Discovery launch pushed to Friday
NASA has rescheduled the launch of the space shuttle Discovery to early Friday morning after two earlier attempts this week were aborted.
Discovery and its seven-person crew were scheduled to lift-off early Tuesday morning from Cape Canaveral, Fla., on a 13-day flight to the International Space Station to deliver supplies and a new crew member.
But Tuesday's launch was cancelled because of poor weather and Wednesday's early morning launch was put off after an apparently faulty fuel valve was discovered.
The launch has been rescheduled for 12:22 a.m. ET Friday. On his Twitter page, Swedish astronaut Christer Fuglesang wrote a second attempt could be scheduled for late Friday night at 11:59 p.m. ET.

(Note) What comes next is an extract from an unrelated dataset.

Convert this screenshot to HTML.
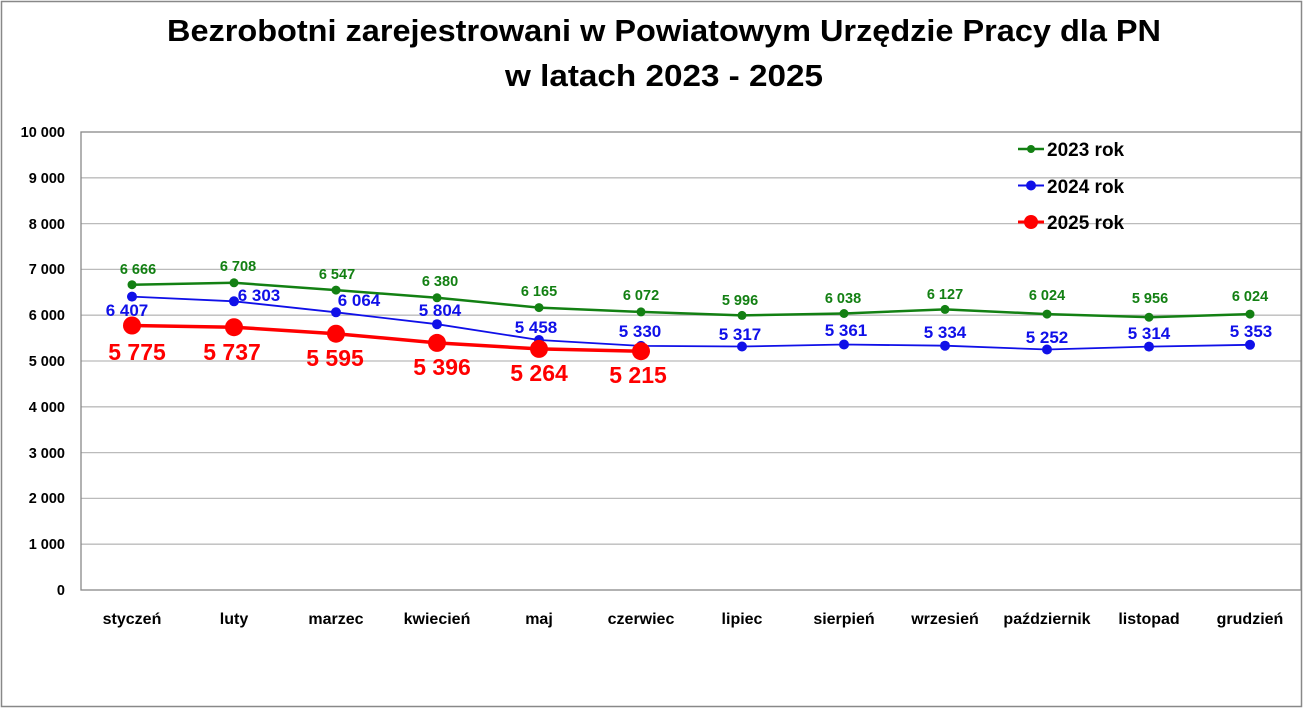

NASA spokesman Allard Beutel said the valve in question controls the flow of hydrogen from the external fuel tank to the shuttle's main engines.
Last month's Endeavour mission, carrying Canadian astronaut Julie Payette, was postponed several times because of bad weather at the launch site.
Bringing supplies to space station
NASA has said that Aug. 30 is the deadline to get Discovery into space. If it does not leave by then, the mission could be pushed back to October because there are other scheduled launches from Japan and Russia to the International Space Station.
U.S. Commander Rick Sturckow heads the Discovery crew, which will deliver almost 8,000 kilograms of equipment and supplies to the station during the mission.
Also scheduled to fly to the station are pilot Kevin Ford, mission specialists Patrick Forrester, Danny Olivas, Jose Hernandez and Nicolle Stott, all from the United States, and mission specialist Crister Fuglesang from Sweden.
Olivas will perform three spacewalks on the mission, one with Stott and two with Fuglesang.
Stott will replace American Tim Kopra and join Canadian Robert Thirsk and the other four members of the space station crew. Kopra is scheduled to return to Earth with the rest of Discovery's crew.
Among the equipment making the trip into orbit is a treadmill named for U.S. comedian Stephen Colbert. Earlier in the year, Colbert encouraged viewers of his satirical TV program, The Colbert Report, to vote in an online contest to name a future space station room after him. Colbert won the contest, but NASA instead chose to name the piece of exercise equipment after him.